On February 4, 2015, Anthem Blue Cross Blue Shield announced that it had experienced a cyberattack which exposed sensitive data of up to 80 million customers. The attack is the largest healthcare breach to date, and compromised customer records from all 50 states. 

Since the breach, class action lawsuits have been filed in Alabama, California, Georgia, and Indiana. All four complaints allege that Anthem failed to take adequate steps to safeguard its customers’ sensitive data. The suits also allege that timely notice of the data breach was not provided to customers because Anthem waited eight days before going public with information about the cyberattack. The class actions all claim that customers would not have purchased Anthem’s health insurance products if they had known the company failed to provide adequate security safeguards. The Alabama suit also alleges the “immediate and imminent danger of identity theft” stemming from the data breach. It is alleged that, to date, Anthem’s promise to provide customers with free credit monitoring and identity theft protection has yet to be implemented, leaving customers vulnerable to malicious use of the stolen sensitive data.
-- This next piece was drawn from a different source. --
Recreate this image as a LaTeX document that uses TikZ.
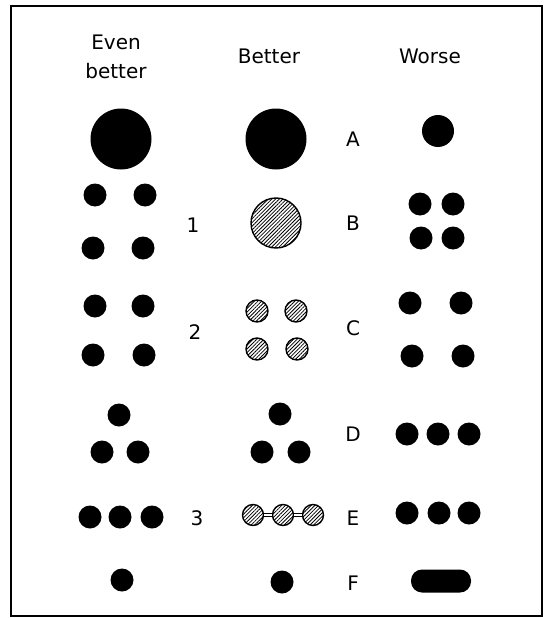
\documentclass[tikz,border=0pt]{standalone}
\usepackage{fontspec}
\setmainfont{DejaVu Sans}
\usetikzlibrary{patterns.meta}
\begin{document}
\begin{tikzpicture}[x=1pt,y=-1pt,
every node/.style={font=\fontsize{20}{29}\selectfont},
dot/.style={circle,fill=black,inner sep=0pt,minimum size=23pt},
bigdot/.style={dot,minimum size=61pt},
hatchdot/.style={circle,draw,line width=1.4pt,pattern={Lines[angle=45,distance=2.6pt,line width=.8pt]},inner sep=0pt,minimum size=22pt},
bar/.style={rectangle,rounded corners=11pt,fill=black,inner sep=0pt,minimum width=60pt,minimum height=23pt},
link/.style={double,double distance=2.6pt,line width=.9pt}]
\useasboundingbox (0,0) rectangle (546,618);
\draw[line width=2.8pt] (11,6) rectangle (542,616);
% headings
\node[align=center] (hEven) at (116,57) {Even\\better};
\node (hBetter) at (269,56) {Better};
\node (hWorse) at (430,56) {Worse};
% row A
\node[bigdot] (eA) at (121,139) {};
\node[bigdot] (bA) at (276,139) {};
\node (lA) at (353,139) {A};
\node[dot,minimum size=32pt] (wA) at (438,131) {};
% row B, case 1
\node[dot] (e1a) at (95,195) {};
\node[dot] (e1b) at (145,195) {};
\node[dot] (e1c) at (93,248) {};
\node[dot] (e1d) at (143,248) {};
\node (n1) at (193,225) {1};
\node[hatchdot,minimum size=50pt] (bB) at (276,223) {};
\node (lB) at (353,223) {B};
\node[dot] (wBa) at (420,204) {};
\node[dot] (wBb) at (453,204) {};
\node[dot] (wBc) at (421,238) {};
\node[dot] (wBd) at (453,238) {};
% row C, case 2
\node[dot] (e2a) at (95,306) {};
\node[dot] (e2b) at (143,306) {};
\node[dot] (e2c) at (93,355) {};
\node[dot] (e2d) at (144,355) {};
\node (n2) at (195,332) {2};
\node[hatchdot] (bCa) at (257,311) {};
\node[hatchdot] (bCb) at (296,311) {};
\node[hatchdot] (bCc) at (257,349) {};
\node[hatchdot] (bCd) at (297,349) {};
\node (lC) at (353,328) {C};
\node[dot] (wCa) at (410,303) {};
\node[dot] (wCb) at (461,303) {};
\node[dot] (wCc) at (412,356) {};
\node[dot] (wCd) at (463,356) {};
% row D
\node[dot] (eDa) at (119,415) {};
\node[dot] (eDb) at (102,452) {};
\node[dot] (eDc) at (138,452) {};
\node[dot] (bDa) at (280,414) {};
\node[dot] (bDb) at (262,452) {};
\node[dot] (bDc) at (299,452) {};
\node (lD) at (353,434) {D};
\node[dot] (wDa) at (407,434) {};
\node[dot] (wDb) at (438,434) {};
\node[dot] (wDc) at (469,434) {};
% row E, case 3
\node[dot] (eEa) at (90,517) {};
\node[dot] (eEb) at (120,517) {};
\node[dot] (eEc) at (152,517) {};
\node (n3) at (197,518) {3};
\node[hatchdot,minimum size=21pt] (bEa) at (253,515) {};
\node[hatchdot,minimum size=21pt] (bEb) at (283,515) {};
\node[hatchdot,minimum size=21pt] (bEc) at (313,515) {};
\draw[link] (bEa)--(bEb);
\draw[link] (bEb)--(bEc);
\node (lE) at (353,518) {E};
\node[dot] (wEa) at (407,513) {};
\node[dot] (wEb) at (439,513) {};
\node[dot] (wEc) at (469,513) {};
% row F
\node[dot] (eF) at (122,580) {};
\node[dot] (bF) at (282,582) {};
\node (lF) at (353,583) {F};
\node[bar] (wF) at (441,581) {};
\end{tikzpicture}
\end{document}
Similar attacks on the health care industry should be anticipated in the future. The Health Insurance Portability and Accountability Act of 1996 (“HIPAA”) and the Health Information Technology for Economic and Clinical Health (“HITECH”) Act of 2009 require health insurers to follow strict privacy and security regulations, and to pay substantial fines if they do not. Nonetheless, the health care industry does not always recognize that customer demographic information divorced from medical diagnosis or treatment—such as customer name, address, birth date and Social Security Number—is subject to the HIPAA/HITECH rules. The government HIPAA enforcement agency, however, does consider this kind of information to be subject to HIPAA/HITECH, and has levied fines against health care entities in the past for failing to adequately protect it. 
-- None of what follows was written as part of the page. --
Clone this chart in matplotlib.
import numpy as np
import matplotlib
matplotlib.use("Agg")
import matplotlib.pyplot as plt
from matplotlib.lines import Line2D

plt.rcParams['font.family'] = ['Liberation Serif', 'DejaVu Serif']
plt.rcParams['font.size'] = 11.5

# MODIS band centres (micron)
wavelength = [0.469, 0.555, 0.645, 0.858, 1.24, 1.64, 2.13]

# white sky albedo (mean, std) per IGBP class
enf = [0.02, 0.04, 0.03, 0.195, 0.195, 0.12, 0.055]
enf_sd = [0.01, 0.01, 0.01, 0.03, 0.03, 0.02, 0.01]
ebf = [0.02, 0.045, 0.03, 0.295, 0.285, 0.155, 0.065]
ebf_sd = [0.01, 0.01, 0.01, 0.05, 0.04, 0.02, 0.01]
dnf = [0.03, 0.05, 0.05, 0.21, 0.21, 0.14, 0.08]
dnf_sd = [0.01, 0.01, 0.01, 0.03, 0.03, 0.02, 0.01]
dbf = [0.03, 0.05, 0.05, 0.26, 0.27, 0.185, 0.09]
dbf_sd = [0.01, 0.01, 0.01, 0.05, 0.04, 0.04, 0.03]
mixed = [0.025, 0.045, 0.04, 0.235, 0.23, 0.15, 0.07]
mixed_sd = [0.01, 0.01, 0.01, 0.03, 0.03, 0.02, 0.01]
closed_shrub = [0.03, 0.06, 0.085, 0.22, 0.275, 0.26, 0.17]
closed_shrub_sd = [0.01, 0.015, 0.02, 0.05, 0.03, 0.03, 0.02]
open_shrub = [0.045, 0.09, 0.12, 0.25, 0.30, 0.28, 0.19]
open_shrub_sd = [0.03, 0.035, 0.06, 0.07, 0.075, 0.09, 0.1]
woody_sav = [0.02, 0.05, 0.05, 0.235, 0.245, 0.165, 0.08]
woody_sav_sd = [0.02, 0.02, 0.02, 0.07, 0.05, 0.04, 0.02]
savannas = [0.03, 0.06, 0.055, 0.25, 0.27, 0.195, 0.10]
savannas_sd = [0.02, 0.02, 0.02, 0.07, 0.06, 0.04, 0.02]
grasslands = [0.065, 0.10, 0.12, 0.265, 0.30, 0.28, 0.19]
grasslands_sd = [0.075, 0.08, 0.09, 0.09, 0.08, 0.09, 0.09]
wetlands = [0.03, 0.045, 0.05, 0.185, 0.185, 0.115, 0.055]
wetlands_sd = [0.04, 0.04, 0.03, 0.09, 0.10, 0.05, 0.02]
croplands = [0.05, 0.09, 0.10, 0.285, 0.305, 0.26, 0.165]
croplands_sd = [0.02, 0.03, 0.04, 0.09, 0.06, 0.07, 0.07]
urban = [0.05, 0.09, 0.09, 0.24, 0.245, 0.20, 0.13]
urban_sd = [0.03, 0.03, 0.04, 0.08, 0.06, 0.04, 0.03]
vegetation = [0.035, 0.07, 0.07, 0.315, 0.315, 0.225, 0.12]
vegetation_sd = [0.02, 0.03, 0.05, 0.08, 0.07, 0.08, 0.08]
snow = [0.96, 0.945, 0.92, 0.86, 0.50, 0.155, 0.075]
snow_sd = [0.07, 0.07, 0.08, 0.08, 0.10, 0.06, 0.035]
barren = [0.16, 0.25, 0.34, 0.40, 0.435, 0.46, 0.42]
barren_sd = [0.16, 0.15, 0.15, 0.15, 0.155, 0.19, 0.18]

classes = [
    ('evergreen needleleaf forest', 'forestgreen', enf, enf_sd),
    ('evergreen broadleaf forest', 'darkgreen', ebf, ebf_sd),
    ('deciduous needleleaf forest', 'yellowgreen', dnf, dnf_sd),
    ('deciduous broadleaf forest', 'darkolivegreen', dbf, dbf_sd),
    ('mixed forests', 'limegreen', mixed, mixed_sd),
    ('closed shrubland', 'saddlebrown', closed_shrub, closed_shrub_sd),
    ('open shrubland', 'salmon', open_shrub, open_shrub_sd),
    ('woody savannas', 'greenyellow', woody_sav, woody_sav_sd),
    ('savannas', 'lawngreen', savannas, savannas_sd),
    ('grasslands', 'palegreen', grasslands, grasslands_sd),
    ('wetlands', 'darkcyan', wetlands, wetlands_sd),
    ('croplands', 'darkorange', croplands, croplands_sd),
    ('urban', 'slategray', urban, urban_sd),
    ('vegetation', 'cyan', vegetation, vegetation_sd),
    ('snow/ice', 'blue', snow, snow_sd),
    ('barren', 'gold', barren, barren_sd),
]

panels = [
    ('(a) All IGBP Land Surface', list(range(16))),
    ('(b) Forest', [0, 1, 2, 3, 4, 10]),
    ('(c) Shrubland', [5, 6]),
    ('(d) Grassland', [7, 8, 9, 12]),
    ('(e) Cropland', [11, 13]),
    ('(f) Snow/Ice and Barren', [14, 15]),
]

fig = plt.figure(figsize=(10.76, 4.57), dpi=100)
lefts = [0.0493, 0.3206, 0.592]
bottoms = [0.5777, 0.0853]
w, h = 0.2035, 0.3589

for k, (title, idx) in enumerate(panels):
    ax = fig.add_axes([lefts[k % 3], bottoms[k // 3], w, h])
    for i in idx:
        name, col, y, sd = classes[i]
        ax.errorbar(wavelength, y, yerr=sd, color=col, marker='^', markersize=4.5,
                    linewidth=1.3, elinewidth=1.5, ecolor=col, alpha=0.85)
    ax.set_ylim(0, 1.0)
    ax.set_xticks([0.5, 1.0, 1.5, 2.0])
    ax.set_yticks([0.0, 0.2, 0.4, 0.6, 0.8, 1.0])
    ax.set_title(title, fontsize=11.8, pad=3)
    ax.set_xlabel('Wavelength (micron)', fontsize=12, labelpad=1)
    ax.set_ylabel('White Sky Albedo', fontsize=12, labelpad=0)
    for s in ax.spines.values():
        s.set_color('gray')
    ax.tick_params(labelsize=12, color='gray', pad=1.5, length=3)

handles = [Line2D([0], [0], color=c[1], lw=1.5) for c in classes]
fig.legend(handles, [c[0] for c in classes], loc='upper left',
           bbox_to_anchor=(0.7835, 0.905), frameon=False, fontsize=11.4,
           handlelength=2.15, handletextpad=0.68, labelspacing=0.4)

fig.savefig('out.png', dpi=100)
It has been suggested that health care entities are slow to adopt state-of-the art-security practices or fail to adopt adequate security measures altogether, even though stolen medical information is sometimes even more valuable to hackers than credit card information. For example, the health care sector has been criticized for failing to store sensitive customer information in separate databases which can be walled off in case of an attack, or to encrypt such data at rest in the health insurer’s computers. While HIPAA and HITECH do not mandate encryption of data at rest, many experts (including government enforcers) believe that it is a best practice that should be adopted absent some extremely compelling reason to use a different security protection for data at rest. 
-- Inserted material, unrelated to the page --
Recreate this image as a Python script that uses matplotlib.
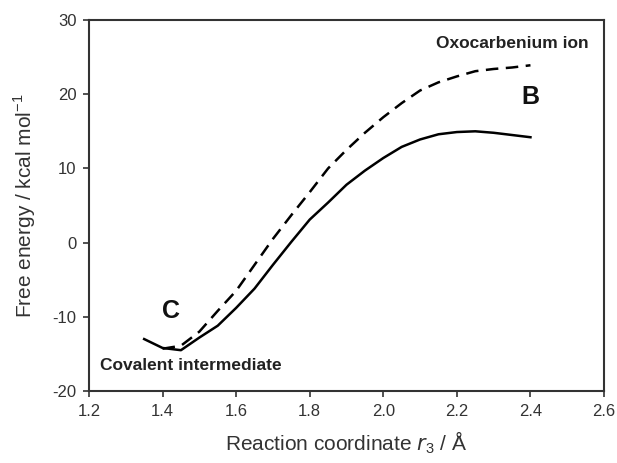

Historically, the government enforcers of HIPAA stated that the risk of stolen or lost laptops or smart phones posed a far more serious threat to protected health information than hacking. These enforcers recently reported to Congress that hacking only affected 115,900 individuals in 2011, and was only the fourth-largest threat to health care privacy. The Anthem breach, affecting the third-largest health insurer in the United States and about a quarter of the United States population, is a wake-up call to the health industry and to government enforcers that hacking is a much more serious threat than previously thought. Assuming that Anthem ends up in the crosshairs of a HIPAA/HITECH government enforcement investigation, it could be subject to very significant civil money penalties, in addition to any money damages that it may have to pay to the plaintiffs in the pending class action lawsuits. The lesson to the health care industry is clear–take cybersecurity extremely seriously for all customer data and implement the best security management practices reasonably available.